I think about my dad alot when I run. He died before I started to get healthy, before I lost a serious amount of weight and before I started to run. He never knew me as healthy Amy. He never knew me as Amy the runner, Amy who ran a Half Marathon...twice. He would be so surprised...and proud... to see me now. Healthy. Strong. Fit. Energized. Taking total control of every area of my life. I will think of him when I cross the finish line at the Marine Corps Marathon in October.
My father was one of the greatest encouragers in my life. I was his only daughter. Daddy's little girl. He and I had a special bond. He understood me. Always. Always. If I was upset, happy, angry, discouraged, in the depths of despair...he always could make me feel better. No doubt about it. He could read every emotion on my face and in my words. With words or without, he was my rock. The man was wise in ways that simply were indescribable. He knew people and he knew me. He had such a calming influence on me it still makes me smile when I think about it.
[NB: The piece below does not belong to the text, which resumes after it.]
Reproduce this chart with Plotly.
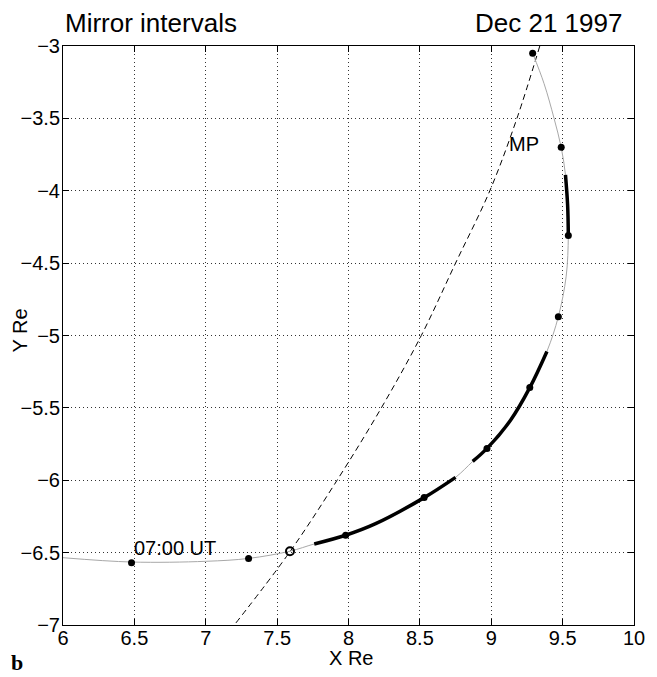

Many of the fondest memories I have are when I was a little girl with my father. When I think of who was there for me? Encouraging me? My dad. Who was there giving me words of wisdom and guiding me in the ways of the world? My dad. Who was there patiently sitting beside me for hours on end teaching me Algebra II and Geometry II? My dad. When my world would spin out of control...didn't matter if I was 5 years old or 40 years old...who was there to pick up the pieces and make it all right again? My dad.
My Dad was a man of incredible courage, strength and character. Nine months before his death he unexpectantly was diagnosed with kidney cancer. It was quick. He maintained that same courage, strength and character to the very end. I remember hours before he died, in the hospital room, before he slipped into an unconscious state, he suddenly sat up in his bed. He really wasn't speaking. I was just sitting on his bed, talking to him, trying desperately to absorb every moment, every fiber of his being before he slipped away. He just sat there looking at me...with his green eyes...I inherited Daddy's green eyes...and all of a suddenly he very slowly started moving straight towards my face with his face. Expressionless. I thought something was wrong. I said, "Do you need something, Dad? Are you ok?" He leaned in closer, and closer, until he literally was right on top on my face...and then he very quickly leaned and kissed me right on the nose. And smiled. And then, he leaned back on his pillow and closed his eyes. I smiled, and tears rolled down my face, and whispered, "I love you, Daddy." It was the best gift he left me. Soon after, he slipped into unconsciousness.
I'm not saying my Dad was perfect. But he was there for me. I have some wonderful, beautiful memories of my Dad. I have spent many, many hours running in the past 2+ years. Much of that time is spent thinking of my Dad. Sometimes when I am having a challenging run, I hear his voice, encouraging me, whispering..."You've got this, Amy Faith...you are so much stronger than you think. Run, baby, Run."